**Data segment:**
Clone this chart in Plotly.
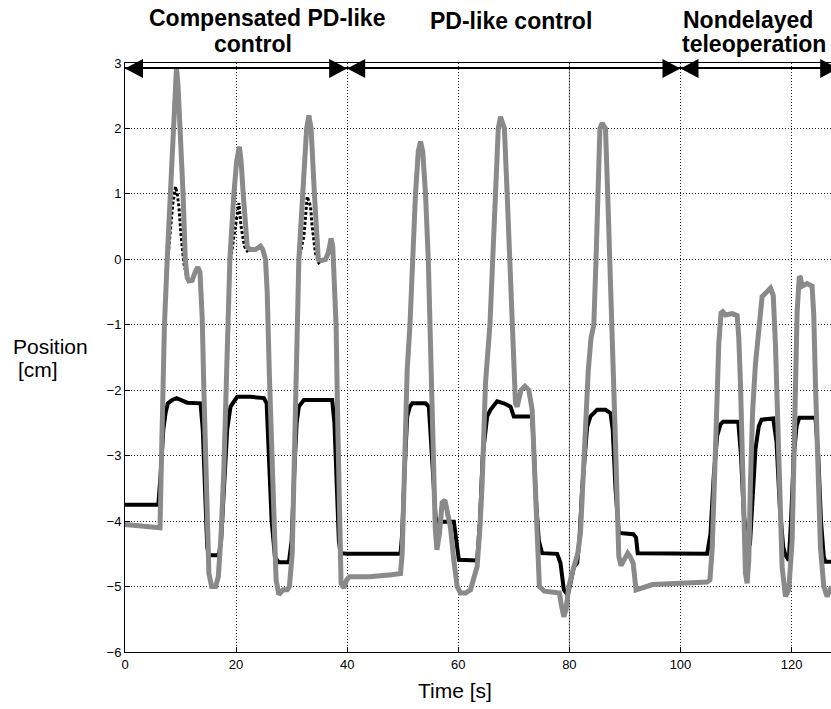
import plotly.graph_objects as go

# ---------------- data ----------------
gray_t = [0, 3, 5.8, 6.3, 6.5, 6.75, 7.1, 7.6, 8.1, 8.6, 8.95, 9.27, 9.55, 9.95, 10.45, 10.85, 11.2, 11.5, 12.1, 12.6, 13.1, 13.5, 13.9,
          14.2, 14.5, 14.75, 15.1, 15.6, 16.3, 16.8, 17.3, 17.8, 18.1, 18.4, 18.88, 19.6, 20.1, 20.6, 20.9, 21.28, 21.6, 22.0, 22.5,
          23.5, 24.4, 24.8, 25.3, 25.6, 26.0, 26.4, 26.8, 27.2, 27.7, 28.5, 29.2, 29.6, 30.1, 30.45, 30.7, 30.9, 31.3, 32.0, 32.7,
          33.1, 33.5, 34.1, 34.8, 35.3, 36.1, 36.6, 37.1, 37.4, 37.7, 38.0, 38.3, 38.6, 38.9, 39.4, 39.9, 40.4, 44.0, 48.0,
          49.6, 49.9, 50.2, 50.5, 50.8, 51.3, 51.7, 52.3, 52.8, 53.2, 53.6, 54.1, 54.6, 54.9, 55.2, 55.5, 55.85, 56.15, 56.6,
          57.1, 57.6, 58.0, 58.6, 59.2, 59.8, 60.4, 61.3, 62.2, 62.8, 63.4, 63.9, 64.3, 64.9, 65.7, 66.2, 66.7, 67.2, 67.6,
          68.0, 68.3, 68.8, 69.3, 69.7, 70.0, 70.3, 70.6, 71.3, 72.0, 72.7, 73.3, 73.6, 73.9, 74.3, 74.6, 75.5, 77.0, 78.2,
          78.6, 79.0, 79.4, 79.9, 80.8, 81.5, 82.0, 82.5, 82.9, 83.4, 83.9, 84.4, 84.8, 85.2, 85.5, 85.9, 86.5, 86.9, 87.3,
          87.7, 88.0, 88.3, 88.6, 88.9, 89.3, 89.9, 90.5, 91.0, 91.5, 92.0, 95.0, 100.0, 104.8, 105.3, 105.7, 106.3, 106.6,
          106.9, 107.3, 107.6, 108.1, 109.3, 110.2, 110.5, 110.8, 111.3, 111.7, 112.0, 112.3, 112.6, 113.0, 113.5, 114.1,
          114.7, 115.3, 115.8, 116.2, 116.7, 117.1, 117.7, 118.3, 118.9, 119.5, 120.1, 120.4, 120.7, 121.0, 121.4, 121.6,
          121.9, 122.8, 123.7, 124.0, 124.3, 124.6, 125.2, 125.8, 126.4, 127.2]
gray_v = [-4.05, -4.07, -4.08, -4.1, -3.3, -2.0, -1.0, 0.0, 1.0, 2.0, 2.6, 2.93, 2.65, 2.0, 1.0, 0.0, -0.28, -0.33, -0.32, -0.2, -0.12, -0.2, -0.9,
          -2.0, -3.2, -4.2, -4.8, -5.0, -5.0, -4.85, -4.2, -3.2, -2.2, -1.0, 0.0, 1.0, 1.5, 1.72, 1.5, 1.0, 0.5, 0.2, 0.15,
          0.15, 0.2, 0.15, 0.0, -0.5, -1.8, -3.0, -4.0, -4.9, -5.12, -5.05, -5.05, -5.0, -4.5, -3.2, -2.0, -1.0, 0.0, 1.0, 2.0,
          2.2, 2.0, 1.0, 0.0, -0.02, 0.0, 0.1, 0.32, 0.2, -0.3, -1.0, -2.5, -4.2, -4.95, -5.02, -4.9, -4.85, -4.85, -4.82,
          -4.8, -4.5, -3.3, -2.3, -1.69, -1.0, 0.0, 1.0, 1.65, 1.8, 1.65, 1.0, 0.0, -1.0, -2.2, -3.4, -4.1, -4.44, -4.2,
          -3.72, -3.68, -3.85, -4.1, -4.6, -5.0, -5.1, -5.1, -5.05, -4.9, -4.69, -4.1, -3.42, -1.89, -1.0, 0.0, 1.0, 2.0, 2.18,
          2.05, 2.0, 1.0, 0.0, -1.0, -1.7, -2.2, -2.25, -2.0, -1.94, -2.0, -2.3, -2.9, -3.6, -4.6, -5.0, -5.07, -5.08, -5.1,
          -5.3, -5.46, -5.35, -5.0, -4.7, -4.5, -4.18, -3.3, -2.4, -1.7, -1.2, -1.0, 0.0, 1.0, 2.0, 2.08, 2.0, 1.0, 0.0,
          -1.0, -1.6, -2.8, -3.7, -4.54, -4.68, -4.6, -4.49, -4.55, -4.65, -5.05, -4.97, -4.95, -4.93, -4.9, -4.44, -2.91,
          -1.89, -1.28, -0.82, -0.8, -0.85, -0.83, -0.86, -1.2, -1.9, -3.4, -4.8, -4.95, -4.6, -3.4, -2.3, -1.6, -1.1,
          -0.57, -0.52, -0.47, -0.44, -0.55, -1.3, -3.0, -4.7, -5.15, -5.05, -4.3, -3.0, -1.8, -0.8, -0.26, -0.28,
          -0.41, -0.37, -0.41, -0.86, -1.9, -2.9, -4.4, -5.0, -5.15, -5.0]

black_t = [0, 6.0, 6.4, 6.9, 7.3, 7.7, 8.5, 9.3, 11.2, 13.6, 14.0, 14.4, 14.8, 15.1, 16.9, 17.3, 17.8, 18.4, 19.0, 20.2, 22.5,
           25.0, 25.5, 25.9, 26.4, 27.0, 27.7, 29.5, 30.0, 30.5, 30.9, 31.3, 32.2, 35.0, 37.3, 37.7, 38.1, 38.5, 38.8,
           40.0, 49.6, 49.9, 50.3, 50.8, 51.3, 51.7, 52.6, 54.1, 54.7, 55.0, 55.4, 55.9, 56.2, 59.2, 59.5, 59.8, 60.1, 63.4,
           63.9, 64.4, 65.2, 65.8, 67.0, 68.2, 69.4, 70.0, 73.3, 73.6, 74.0, 74.5, 75.1, 77.8, 78.1, 78.4, 79.0, 79.7, 80.2,
           80.8, 81.4, 81.8, 82.3, 82.8, 83.2, 83.8, 85.0, 86.5, 87.4, 87.8, 88.3, 88.9, 91.5, 92.0, 92.3, 104.8, 105.4,
           106.0, 106.6, 107.2, 107.7, 110.4, 110.9, 111.4, 112.0, 112.5, 112.9, 113.5, 114.1, 114.6, 116.7, 117.3, 117.9,
           118.5, 118.9, 119.5, 119.9, 120.4, 120.9, 121.4, 124.3, 124.8, 125.3, 125.8, 126.1, 127.2]
black_v = [-3.75, -3.75, -3.3, -2.6, -2.35, -2.2, -2.15, -2.12, -2.19, -2.2, -2.6, -3.6, -4.4, -4.52, -4.52, -4.3, -3.4, -2.6, -2.25, -2.1, -2.1,
           -2.12, -2.2, -3.0, -4.0, -4.55, -4.63, -4.63, -4.3, -3.2, -2.5, -2.25, -2.15, -2.15, -2.15, -2.5, -3.4, -4.3, -4.49,
           -4.5, -4.5, -4.2, -3.3, -2.4, -2.25, -2.2, -2.2, -2.2, -2.25, -2.6, -3.2, -3.93, -4.01, -4.01, -4.2, -4.5, -4.59, -4.6,
           -4.0, -3.0, -2.4, -2.3, -2.17, -2.2, -2.25, -2.4, -2.4, -2.9, -3.7, -4.3, -4.49, -4.5, -4.57, -4.64, -5.05, -5.13, -4.95,
           -4.7, -4.64, -4.3, -3.5, -2.9, -2.56, -2.4, -2.3, -2.3, -2.35, -2.6, -3.5, -4.18, -4.2, -4.25, -4.49, -4.5, -4.2,
           -3.3, -2.7, -2.52, -2.48, -2.48, -3.0, -3.9, -4.3, -4.37, -3.8, -2.9, -2.55, -2.45, -2.43, -2.8, -3.8,
           -4.4, -4.52, -4.6, -4.0, -3.0, -2.55, -2.42, -2.42, -3.0, -4.0, -4.55, -4.62, -4.62]

# dashed trace (visible only around the peaks of the compensated section; None = gap)
dash_t = [7.7, 8.1, 8.6, 9.1, 9.4, 9.7, 10.1, 10.6, 11.2, None,
          19.0, 19.6, 20.1, 20.5, 20.9, 21.5, 22.0, 22.4, None,
          31.3, 32.2, 32.8, 33.4, 33.7, 34.3, 34.9, 35.3]
dash_v = [0.0, 0.4, 0.85, 1.11, 1.0, 0.81, 0.35, -0.06, -0.3, None,
          0.0, 0.35, 0.7, 0.86, 0.5, 0.2, 0.13, 0.15, None,
          0.0, 0.35, 0.96, 0.81, 0.5, 0.09, -0.05, -0.02]

x_ticks = [0, 20, 40, 60, 80, 100, 120]
y_ticks = [-6, -5, -4, -3, -2, -1, 0, 1, 2, 3]
section_bounds = [0, 40, 100, 128.4]
section_labels = [("Compensated PD-like", 267, 18), ("control", 253, 44),
                  ("PD-like control", 511, 21), ("Nondelayed", 748, 20)]

# ---------------- layout geometry ----------------
W, H = 831, 709
L, T, B = 125, 63, 57
PW, PH = W - L, H - T - B
XMAX = 127.1
pxu = PW / XMAX


def pxx(px):
    return (px - L) / PW


def pxy(py):
    return (H - B - py) / PH


fig = go.Figure()
fig.add_trace(go.Scatter(x=dash_t, y=dash_v, mode="lines", connectgaps=False,
                         line=dict(color="black", width=3, dash="3px,2px"), showlegend=False))
fig.add_trace(go.Scatter(x=black_t, y=black_v, mode="lines",
                         line=dict(color="black", width=4), showlegend=False))
fig.add_trace(go.Scatter(x=gray_t, y=gray_v, mode="lines",
                         line=dict(color="#8a8a8a", width=5), showlegend=False))

shapes = []
# solid line at x=80
shapes.append(dict(type="line", xref="x", yref="paper", x0=80, x1=80, y0=0, y1=1,
                   line=dict(color="#888888", width=1), layer="below"))
# arrow line
ya = pxy(68)
shapes.append(dict(type="line", xref="x", yref="paper", x0=section_bounds[0], x1=section_bounds[-1],
                   y0=ya, y1=ya, line=dict(color="black", width=2)))
tw = 18 / pxu
ytop, ybot, ymid = pxy(59), pxy(78), pxy(68.5)
for i in range(len(section_bounds) - 1):
    a, b = section_bounds[i], section_bounds[i + 1]
    shapes.append(dict(type="path", xref="x", yref="paper",
                       path=f"M {a},{ymid} L {a + tw},{ytop} L {a + tw},{ybot} Z",
                       fillcolor="black", line=dict(width=0)))
    shapes.append(dict(type="path", xref="x", yref="paper",
                       path=f"M {b},{ymid} L {b - tw},{ytop} L {b - tw},{ybot} Z",
                       fillcolor="black", line=dict(width=0)))

annotations = []
for txt, cx, cy in section_labels:
    annotations.append(dict(text=f"<b>{txt}</b>", xref="paper", yref="paper", x=pxx(cx), y=pxy(cy),
                            xanchor="center", yanchor="middle", showarrow=False,
                            font=dict(family="Arial, Liberation Sans", size=23, color="black")))
annotations.append(dict(text="<b>teleoperation</b>", xref="paper", yref="paper", x=pxx(680), y=pxy(44),
                        xanchor="left", yanchor="middle", showarrow=False,
                        font=dict(family="Arial, Liberation Sans", size=23, color="black")))
annotations.append(dict(text="Position", xref="paper", yref="paper", x=pxx(11), y=pxy(346),
                        xanchor="left", yanchor="middle", showarrow=False,
                        font=dict(family="Arial, Liberation Sans", size=21, color="black")))
annotations.append(dict(text="[cm]", xref="paper", yref="paper", x=pxx(16), y=pxy(369),
                        xanchor="left", yanchor="middle", showarrow=False,
                        font=dict(family="Arial, Liberation Sans", size=21, color="black")))
annotations.append(dict(text="Time [s]", xref="paper", yref="paper", x=pxx(455), y=pxy(690),
                        xanchor="center", yanchor="middle", showarrow=False,
                        font=dict(family="Arial, Liberation Sans", size=21, color="black")))

axis_common = dict(showgrid=True, gridcolor="#222222", griddash="1px,2px", gridwidth=1,
                   zeroline=False, showline=True, linecolor="black", linewidth=1,
                   ticks="inside", ticklen=5, tickcolor="black",
                   tickfont=dict(family="Arial, Liberation Sans", size=13, color="black"))

fig.update_layout(
    width=W, height=H,
    margin=dict(l=L, r=0, t=T, b=B, pad=0),
    paper_bgcolor="white", plot_bgcolor="white",
    xaxis=dict(range=[0, XMAX], tickvals=x_ticks, mirror=True, **axis_common),
    yaxis=dict(range=[-6, 3], tickvals=y_ticks, mirror=False, **axis_common),
    shapes=shapes, annotations=annotations, showlegend=False,
)

fig.write_html("out.html")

**Aim:** Write down every line from the opening of the listing to the line with "import plotly.graph_objects as go", both included, and nothing else; the pictures are omitted.

**Written solution:**
Clone this chart in Plotly.
import plotly.graph_objects as go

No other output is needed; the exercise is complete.